By studying the development and differentiation of Drosophila eggs, he made fundamental discoveries about the earliest stages of reproduction. He extended these insights from the fly to the mouse. Germ cells are the ultimate stem cells, and Spradling's discoveries of their intracellular reorganization and specific cellular microenvironment (the stem cell "niche") within the ovary have had enormous impact on the field of stem cell biology.

Laureates of the Gruber Genetics Prize:

  • 2007: Maynard V. Olson, for his contributions to genome science
  • 2006: Elizabeth H. Blackburn, for her studies of telomeres and telomerase, and her science advocacy
  • 2005: Robert H. Waterston, for his pivotal role in the Human Genome Project
  • 2004: Mary-Claire King, for three major findings in modern genetics: the similarity of the human and chimpanzee genomes; finding a gene that predisposes to breast cancer; and forensic genetics
  • 2003: David Botstein, a driving force in modern genetics who established the ground rules for human genetic mapping
  • 2002: H. Robert Horvitz, who defined genetic pathways responsible for programmed cell death
  • 2001: Rudolf Jaenisch, who created the first transgenic mouse, to study human disease.

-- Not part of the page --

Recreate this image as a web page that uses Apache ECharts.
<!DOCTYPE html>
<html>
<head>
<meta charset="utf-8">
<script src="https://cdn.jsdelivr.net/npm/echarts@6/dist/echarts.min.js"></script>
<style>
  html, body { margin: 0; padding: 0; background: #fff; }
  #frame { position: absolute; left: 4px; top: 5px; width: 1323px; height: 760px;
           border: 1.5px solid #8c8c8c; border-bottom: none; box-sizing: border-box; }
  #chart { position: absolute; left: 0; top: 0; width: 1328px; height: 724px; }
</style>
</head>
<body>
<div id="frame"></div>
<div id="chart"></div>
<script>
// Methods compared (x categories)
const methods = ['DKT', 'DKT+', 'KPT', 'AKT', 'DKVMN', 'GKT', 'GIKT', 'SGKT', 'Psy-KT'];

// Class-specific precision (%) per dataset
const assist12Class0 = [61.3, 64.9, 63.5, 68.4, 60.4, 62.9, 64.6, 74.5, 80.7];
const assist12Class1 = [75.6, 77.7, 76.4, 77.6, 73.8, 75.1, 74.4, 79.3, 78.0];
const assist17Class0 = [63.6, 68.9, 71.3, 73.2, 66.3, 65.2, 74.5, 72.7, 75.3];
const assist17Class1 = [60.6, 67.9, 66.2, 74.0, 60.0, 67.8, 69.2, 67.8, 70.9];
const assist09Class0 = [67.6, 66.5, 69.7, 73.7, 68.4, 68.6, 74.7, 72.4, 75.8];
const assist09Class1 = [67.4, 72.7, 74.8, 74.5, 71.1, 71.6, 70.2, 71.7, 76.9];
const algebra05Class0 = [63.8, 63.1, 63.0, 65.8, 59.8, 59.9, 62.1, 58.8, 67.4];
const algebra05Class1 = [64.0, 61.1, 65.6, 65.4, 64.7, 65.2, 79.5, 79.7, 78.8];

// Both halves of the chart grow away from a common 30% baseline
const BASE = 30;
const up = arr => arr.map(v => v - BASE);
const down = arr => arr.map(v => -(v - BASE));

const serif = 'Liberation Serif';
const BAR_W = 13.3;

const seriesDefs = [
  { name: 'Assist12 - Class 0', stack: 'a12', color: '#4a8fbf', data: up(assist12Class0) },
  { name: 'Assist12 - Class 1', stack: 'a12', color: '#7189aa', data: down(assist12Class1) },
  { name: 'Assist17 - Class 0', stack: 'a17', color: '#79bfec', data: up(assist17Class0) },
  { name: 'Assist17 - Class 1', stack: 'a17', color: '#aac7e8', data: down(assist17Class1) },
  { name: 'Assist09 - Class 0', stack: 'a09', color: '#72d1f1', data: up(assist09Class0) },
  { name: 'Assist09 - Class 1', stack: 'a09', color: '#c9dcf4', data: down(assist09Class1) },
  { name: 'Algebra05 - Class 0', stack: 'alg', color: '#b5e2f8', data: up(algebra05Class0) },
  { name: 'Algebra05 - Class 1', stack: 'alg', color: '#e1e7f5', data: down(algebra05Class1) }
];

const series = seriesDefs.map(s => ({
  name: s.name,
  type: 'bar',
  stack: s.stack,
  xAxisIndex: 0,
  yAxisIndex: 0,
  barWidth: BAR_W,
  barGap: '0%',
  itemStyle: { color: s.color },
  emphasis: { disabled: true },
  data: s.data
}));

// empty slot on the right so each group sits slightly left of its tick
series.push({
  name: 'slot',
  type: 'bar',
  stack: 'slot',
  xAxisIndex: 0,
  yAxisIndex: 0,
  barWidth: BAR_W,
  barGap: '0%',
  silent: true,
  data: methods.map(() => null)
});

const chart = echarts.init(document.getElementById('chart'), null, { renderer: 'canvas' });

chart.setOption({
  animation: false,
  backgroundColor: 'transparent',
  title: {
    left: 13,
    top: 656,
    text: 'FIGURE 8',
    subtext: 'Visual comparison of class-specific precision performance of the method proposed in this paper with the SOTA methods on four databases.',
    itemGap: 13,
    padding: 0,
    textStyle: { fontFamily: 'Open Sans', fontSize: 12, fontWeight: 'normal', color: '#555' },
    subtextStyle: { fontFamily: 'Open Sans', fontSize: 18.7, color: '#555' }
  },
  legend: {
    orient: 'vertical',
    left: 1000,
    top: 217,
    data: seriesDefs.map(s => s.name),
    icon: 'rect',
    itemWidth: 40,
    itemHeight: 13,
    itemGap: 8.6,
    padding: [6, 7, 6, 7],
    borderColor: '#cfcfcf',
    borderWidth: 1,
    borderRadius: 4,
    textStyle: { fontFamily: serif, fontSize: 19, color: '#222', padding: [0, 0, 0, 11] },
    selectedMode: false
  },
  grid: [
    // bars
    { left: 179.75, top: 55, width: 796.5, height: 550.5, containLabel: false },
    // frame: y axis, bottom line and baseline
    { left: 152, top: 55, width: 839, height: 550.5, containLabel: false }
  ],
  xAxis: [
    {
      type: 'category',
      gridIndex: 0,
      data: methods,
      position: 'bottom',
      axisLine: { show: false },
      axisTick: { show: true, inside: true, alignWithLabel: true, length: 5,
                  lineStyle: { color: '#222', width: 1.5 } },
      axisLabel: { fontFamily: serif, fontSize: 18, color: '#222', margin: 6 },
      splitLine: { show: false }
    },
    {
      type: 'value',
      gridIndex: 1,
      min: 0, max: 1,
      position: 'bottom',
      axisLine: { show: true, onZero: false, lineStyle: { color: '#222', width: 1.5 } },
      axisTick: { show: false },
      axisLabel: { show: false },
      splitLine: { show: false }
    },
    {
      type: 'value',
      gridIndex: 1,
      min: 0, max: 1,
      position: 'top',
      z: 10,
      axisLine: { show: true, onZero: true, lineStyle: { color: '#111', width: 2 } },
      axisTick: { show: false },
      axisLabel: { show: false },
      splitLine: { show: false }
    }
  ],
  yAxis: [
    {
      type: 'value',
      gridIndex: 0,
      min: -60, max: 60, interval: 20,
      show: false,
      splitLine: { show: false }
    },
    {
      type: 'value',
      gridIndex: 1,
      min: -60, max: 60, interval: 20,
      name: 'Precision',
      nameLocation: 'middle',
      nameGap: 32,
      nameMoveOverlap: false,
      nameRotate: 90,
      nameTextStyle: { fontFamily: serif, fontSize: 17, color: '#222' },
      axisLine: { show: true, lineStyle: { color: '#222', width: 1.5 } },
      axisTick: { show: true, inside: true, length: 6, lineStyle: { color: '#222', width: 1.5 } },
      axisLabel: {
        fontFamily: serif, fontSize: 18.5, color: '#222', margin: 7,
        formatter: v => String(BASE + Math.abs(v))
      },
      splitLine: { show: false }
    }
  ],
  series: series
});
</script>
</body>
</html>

2008 Gruber Genetics Prize Selection Advisory Board:

An international panel of experts chose Allan Spradling as the recipient of the 2008 Gruber Prize for Genetics. Its members are: Elizabeth H. Blackburn, University of California, Mission Bay; David Botstein, Lewis-Sigler Institute; Uta Francke, Beckman Center for Molecular and Genetic Medicine; H. Robert Horvitz, Massachusetts Institute of Technology; Mary-Claire King, University of Washington; Leena M. Peltonen-Palotie, Biomedicum; Robert H. Waterston, University of Washington.